つげはつげでも

日々、意味>新 2017.09.14 橋本 司

「櫛の良し悪しってなんなんだろう?」と4年前に友人の美容師に櫛を買うなら何がいいか訊いてみた。いくつか要素を挙げてもらって、静電気が発生しないし「つげ(木の種類)」のが良んじゃないかと教えてもらい、iPhoneのメモに「くし つげ」とだけメモをした。それから1年が経った頃、京都伊勢丹でやってた九州物産展で「つげ」の櫛を見つけました。

 

どれどれと眺めていると、やり手な感じの売り場のおばちゃんが話しかけてくれた。「つげ」の櫛をおすすめされて見に来たことを伝えると「つげはつげでも『さつまつげ』と書いてあるのを選ぶといい」こと、「『ほんつげ』と書いてあるものは響きはいいけど、海外の質の良くないつげを使っている場合がある」ことを教えてくれました。

 

「すべて海外製のパーツを日本で組み立てたから「made in JAPAN」と謳えるんです」と嬉々として説明してきた、いつかの家電メーカーさんの顔をチラッと思い出しつつ「さつまつげ」と書かれた櫛を買った。

 

櫛自体も付属の皮のカバーも別段パッとしないし、使用感も特別どうというのは正直実感できませんでした。

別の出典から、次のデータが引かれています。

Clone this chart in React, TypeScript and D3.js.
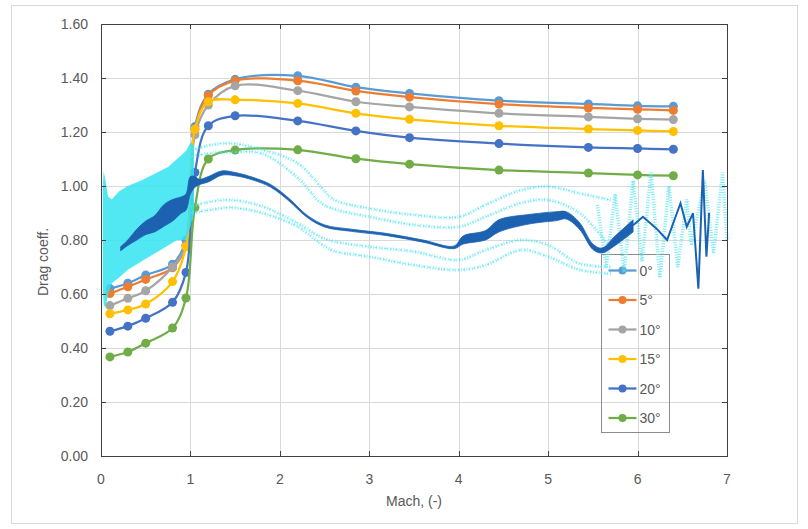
import { useEffect, useRef } from "react";
import * as d3 from "d3";

// Mach numbers of the computed points (marker series)
const machPts = [0.1, 0.3, 0.5, 0.8, 0.95, 1.05, 1.2, 1.5, 2.2, 2.85, 3.45, 4.45, 5.45, 6.0, 6.4];

const cd0 = [0.62, 0.64, 0.67, 0.71, 0.8, 1.22, 1.34, 1.395, 1.408, 1.366, 1.343, 1.316, 1.304, 1.297, 1.295];
const cd5 = [0.602, 0.627, 0.654, 0.697, 0.78, 1.21, 1.335, 1.39, 1.39, 1.352, 1.329, 1.303, 1.289, 1.284, 1.28];
const cd10 = [0.557, 0.584, 0.612, 0.7, 0.78, 1.19, 1.3, 1.371, 1.353, 1.312, 1.293, 1.269, 1.256, 1.249, 1.246];
const cd15 = [0.527, 0.541, 0.563, 0.646, 0.775, 1.21, 1.312, 1.319, 1.306, 1.269, 1.247, 1.223, 1.211, 1.206, 1.202];
const cd20 = [0.462, 0.481, 0.51, 0.569, 0.68, 1.05, 1.223, 1.26, 1.241, 1.204, 1.179, 1.157, 1.143, 1.139, 1.136];
const cd30 = [0.367, 0.385, 0.418, 0.474, 0.585, 0.92, 1.1, 1.133, 1.134, 1.101, 1.081, 1.059, 1.048, 1.041, 1.038];

const seriesNames = ["0°", "5°", "10°", "15°", "20°", "30°"];
const seriesColors = ["#5B9BD5", "#ED7D31", "#A5A5A5", "#FFC000", "#4472C4", "#70AD47"];
const seriesValues = [cd0, cd5, cd10, cd15, cd20, cd30];

// measured data, low-speed scatter cloud (mach, low, high)
const cloudMach = [0.02, 0.03, 0.05, 0.08, 0.12, 0.2, 0.3, 0.45, 0.6, 0.75, 0.85, 0.95, 1.0, 1.04];
const cloudLo = [0.62, 0.56, 0.55, 0.6, 0.64, 0.66, 0.69, 0.72, 0.75, 0.78, 0.8, 0.8, 0.85, 0.9];
const cloudHi = [1.0, 1.055, 1.02, 0.96, 0.95, 0.98, 1.0, 1.02, 1.045, 1.07, 1.1, 1.13, 1.16, 1.15];

// measured data, mean curve (mach, low, high of the noise band)
const meanMach = [0.22, 0.3, 0.4, 0.5, 0.6, 0.7, 0.8, 0.9, 0.95, 1.0, 1.05, 1.1, 1.2, 1.35, 1.5, 1.7, 1.9, 2.1, 2.3, 2.5, 2.8, 3.2, 3.6, 3.95, 4.05, 4.3, 4.45, 4.8, 5.1, 5.2, 5.35, 5.5, 5.6, 5.75, 5.95];
const meanLo = [0.76, 0.78, 0.8, 0.82, 0.83, 0.85, 0.87, 0.9, 0.91, 0.97, 0.995, 1.005, 1.015, 1.04, 1.038, 1.022, 0.995, 0.945, 0.885, 0.848, 0.832, 0.816, 0.792, 0.768, 0.785, 0.8, 0.83, 0.86, 0.872, 0.878, 0.84, 0.765, 0.752, 0.78, 0.83];
const meanHi = [0.775, 0.8, 0.84, 0.87, 0.89, 0.93, 0.95, 0.96, 0.97, 1.035, 1.035, 1.025, 1.035, 1.056, 1.05, 1.032, 1.005, 0.955, 0.893, 0.856, 0.84, 0.824, 0.8, 0.778, 0.815, 0.835, 0.875, 0.895, 0.905, 0.905, 0.865, 0.785, 0.77, 0.815, 0.875];
// unsteady tail of the mean curve
const tailMach = [5.95, 6.06, 6.21, 6.33, 6.48, 6.55, 6.62, 6.68, 6.73, 6.77, 6.8];
const tailCd = [0.855, 0.886, 0.843, 0.8, 0.936, 0.849, 0.899, 0.62, 1.059, 0.738, 0.9];

// measured data, scatter bounds
const bandMach = [1.0, 1.2, 1.45, 1.8, 2.2, 2.45, 2.6, 3.0, 3.5, 4.0, 4.3, 4.7, 5.0, 5.35, 5.7];
const upperA = [1.13, 1.15, 1.158, 1.135, 1.084, 1.0, 0.95, 0.917, 0.893, 0.886, 0.93, 0.985, 0.998, 0.973, 0.948];
const upperB = [1.11, 1.12, 1.125, 1.12, 1.03, 0.94, 0.915, 0.886, 0.856, 0.849, 0.886, 0.937, 0.948, 0.9, 0.77];
const lowerC = [0.923, 0.94, 0.948, 0.925, 0.862, 0.812, 0.795, 0.775, 0.757, 0.726, 0.763, 0.8, 0.781, 0.713, 0.7];
const lowerD = [0.9, 0.91, 0.92, 0.9, 0.849, 0.788, 0.76, 0.738, 0.707, 0.689, 0.707, 0.763, 0.738, 0.69, 0.675];
// unsteady tail of the scatter
const spikeMach = [5.55, 5.65, 5.75, 5.85, 5.95, 6.05, 6.15, 6.25, 6.35, 6.45, 6.55, 6.6, 6.75, 6.85, 6.95, 7.0];
const spikeCd = [0.93, 0.7, 0.97, 0.68, 1.02, 0.72, 1.05, 0.66, 1.0, 0.7, 0.95, 0.78, 1.02, 0.75, 1.05, 0.8];

const yTicks = [0, 0.2, 0.4, 0.6, 0.8, 1.0, 1.2, 1.4, 1.6];
const xTicks = [0, 1, 2, 3, 4, 5, 6, 7];

export default function App() {
    const svgRef = useRef<SVGSVGElement>(null);
    const width = 808;
    const height = 529;
    const margin = { top: 24, right: 81, bottom: 73, left: 101 };

    useEffect(() => {
        const svg = d3.select(svgRef.current);
        svg.selectAll("*").remove();
        const font = "'Liberation Sans', Arial, sans-serif";
        const txt = "#595959";

        const x = d3.scaleLinear().domain([0, 7]).range([margin.left, width - margin.right]);
        const y = d3.scaleLinear().domain([0, 1.6]).range([height - margin.bottom, margin.top]);
        const [x0, x1] = x.range();
        const [y0, y1] = y.range();

        svg.append("rect")
            .attr("x", 11.5).attr("y", 5.5)
            .attr("width", 786).attr("height", 518)
            .attr("fill", "#fff").attr("stroke", "#D9D9D9");

        // gridlines
        svg.append("g").selectAll("line").data(yTicks).join("line")
            .attr("x1", x0).attr("x2", x1)
            .attr("y1", d => Math.round(y(d)) + 0.5).attr("y2", d => Math.round(y(d)) + 0.5)
            .attr("stroke", "#D9D9D9");
        svg.append("g").selectAll("line").data(xTicks).join("line")
            .attr("y1", y0).attr("y2", y1)
            .attr("x1", d => Math.round(x(d)) + 0.5).attr("x2", d => Math.round(x(d)) + 0.5)
            .attr("stroke", "#D9D9D9");

        // legend (transparent box)
        const lg = svg.append("g").attr("transform", "translate(601.5,254.5)");
        lg.append("rect").attr("width", 68).attr("height", 178)
            .attr("fill", "none").attr("stroke", "#8C8C8C");
        seriesNames.forEach((name, i) => {
            const ly = 16 + i * 29.5;
            lg.append("line").attr("x1", 7).attr("x2", 35).attr("y1", ly).attr("y2", ly)
                .attr("stroke", seriesColors[i]).attr("stroke-width", 2.25);
            lg.append("circle").attr("cx", 21).attr("cy", ly).attr("r", 4)
                .attr("fill", seriesColors[i]);
            lg.append("text").attr("x", 38).attr("y", ly + 5)
                .attr("font-family", font).attr("font-size", 14).attr("fill", txt)
                .text(name);
        });

        // computed series
        const line = d3.line<number>()
            .x((_, i) => x(machPts[i]))
            .y(d => y(d))
            .curve(d3.curveCatmullRom.alpha(0.5));
        seriesValues.forEach((vals, k) => {
            const g = svg.append("g");
            g.append("path").attr("d", line(vals)).attr("fill", "none")
                .attr("stroke", seriesColors[k]).attr("stroke-width", 2.25);
            g.selectAll("circle").data(vals).join("circle")
                .attr("cx", (_, i) => x(machPts[i])).attr("cy", d => y(d))
                .attr("r", 4.5).attr("fill", seriesColors[k]);
        });

        // measured scatter
        const cyan = "#4FE4F2";
        const cloud = d3.area<number>()
            .x((_, i) => x(cloudMach[i]))
            .y0(d => y(d)).y1((_, i) => y(cloudHi[i]))
            .curve(d3.curveLinear);
        svg.append("path").attr("d", cloud(cloudLo)).attr("fill", "#33E3F1").attr("opacity", 0.85);

        const bandLine = d3.line<number>()
            .x((_, i) => x(bandMach[i])).y(d => y(d))
            .curve(d3.curveCatmullRom.alpha(0.5));
        [upperA, upperB, lowerC, lowerD].forEach(vals => {
            svg.append("path").attr("d", bandLine(vals)).attr("fill", "none")
                .attr("stroke", cyan).attr("stroke-width", 3.5)
                .attr("stroke-dasharray", "1 1.8").attr("opacity", 0.6);
            svg.append("path").attr("d", bandLine(vals)).attr("fill", "none")
                .attr("stroke", cyan).attr("stroke-width", 1)
                .attr("stroke-dasharray", "2 3").attr("opacity", 0.8);
        });
        const spike = d3.line<number>().x((_, i) => x(spikeMach[i])).y(d => y(d));
        svg.append("path").attr("d", spike(spikeCd)).attr("fill", "none")
            .attr("stroke", cyan).attr("stroke-width", 3.5)
            .attr("stroke-dasharray", "1 1.5").attr("opacity", 0.75);

        // measured mean
        const blue = "#1C62B0";
        const meanArea = d3.area<number>()
            .x((_, i) => x(meanMach[i]))
            .y0(d => y(d)).y1((_, i) => y(meanHi[i]))
            .curve(d3.curveCatmullRom.alpha(0.5));
        svg.append("path").attr("d", meanArea(meanLo)).attr("fill", blue)
            .attr("stroke", blue).attr("stroke-width", 0.8);
        const tail = d3.line<number>().x((_, i) => x(tailMach[i])).y(d => y(d));
        svg.append("path").attr("d", tail(tailCd)).attr("fill", "none")
            .attr("stroke", blue).attr("stroke-width", 2);

        // frame with inner ticks
        const ax = "#404040";
        svg.append("rect").attr("x", x0 + 0.5).attr("y", y1 + 0.5)
            .attr("width", x1 - x0).attr("height", y0 - y1)
            .attr("fill", "none").attr("stroke", ax);
        const tk = svg.append("g").attr("stroke", ax);
        yTicks.forEach(t => {
            const ty = Math.round(y(t)) + 0.5;
            tk.append("line").attr("x1", x0).attr("x2", x0 + 5).attr("y1", ty).attr("y2", ty);
            tk.append("line").attr("x1", x1 - 5).attr("x2", x1).attr("y1", ty).attr("y2", ty);
        });
        xTicks.forEach(t => {
            const tx = Math.round(x(t)) + 0.5;
            tk.append("line").attr("y1", y0).attr("y2", y0 - 5).attr("x1", tx).attr("x2", tx);
            tk.append("line").attr("y1", y1).attr("y2", y1 + 5).attr("x1", tx).attr("x2", tx);
        });

        // tick labels
        svg.append("g").selectAll("text").data(yTicks).join("text")
            .attr("x", x0 - 13).attr("y", d => y(d) + 5)
            .attr("text-anchor", "end").attr("font-family", font)
            .attr("font-size", 14).attr("fill", txt)
            .text(d => d3.format(".2f")(d));
        svg.append("g").selectAll("text").data(xTicks).join("text")
            .attr("x", d => x(d)).attr("y", y0 + 28)
            .attr("text-anchor", "middle").attr("font-family", font)
            .attr("font-size", 14).attr("fill", txt)
            .text(d => d);

        // axis titles
        svg.append("text").attr("x", (x0 + x1) / 2).attr("y", y0 + 50)
            .attr("text-anchor", "middle").attr("font-family", font)
            .attr("font-size", 14).attr("fill", txt).text("Mach, (-)");
        svg.append("text").attr("transform", `translate(48,${(y0 + y1) / 2 + 22}) rotate(-90)`)
            .attr("text-anchor", "middle").attr("font-family", font)
            .attr("font-size", 14).attr("fill", txt).text("Drag coeff.");
    }, []);

    return (
        <svg
            ref={svgRef}
            width={width}
            height={height}
            style={{ position: "absolute", left: 0, top: 0, background: "#fff" }}
        />
    );
}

ただ、今までに買った櫛は、ふいにどこかでなくしたり、なんとなく使わなくなったりしてたけど、この櫛は3年経った今もどこかが痛んだり欠けたりすることなく、いつも鞄の中に入っています。

 

何がいいってわけじゃないながらも、今日も雑に鞄に放り込まれてる様子を見て、悪くないなぁと思う。そして、今のところ他に櫛が欲しくなることもない。こういう気に入り方もあるのかなぁと、これを書くのに淹れたままのぬるくなったコーヒーを飲みながら、ぼんやり思うのでした。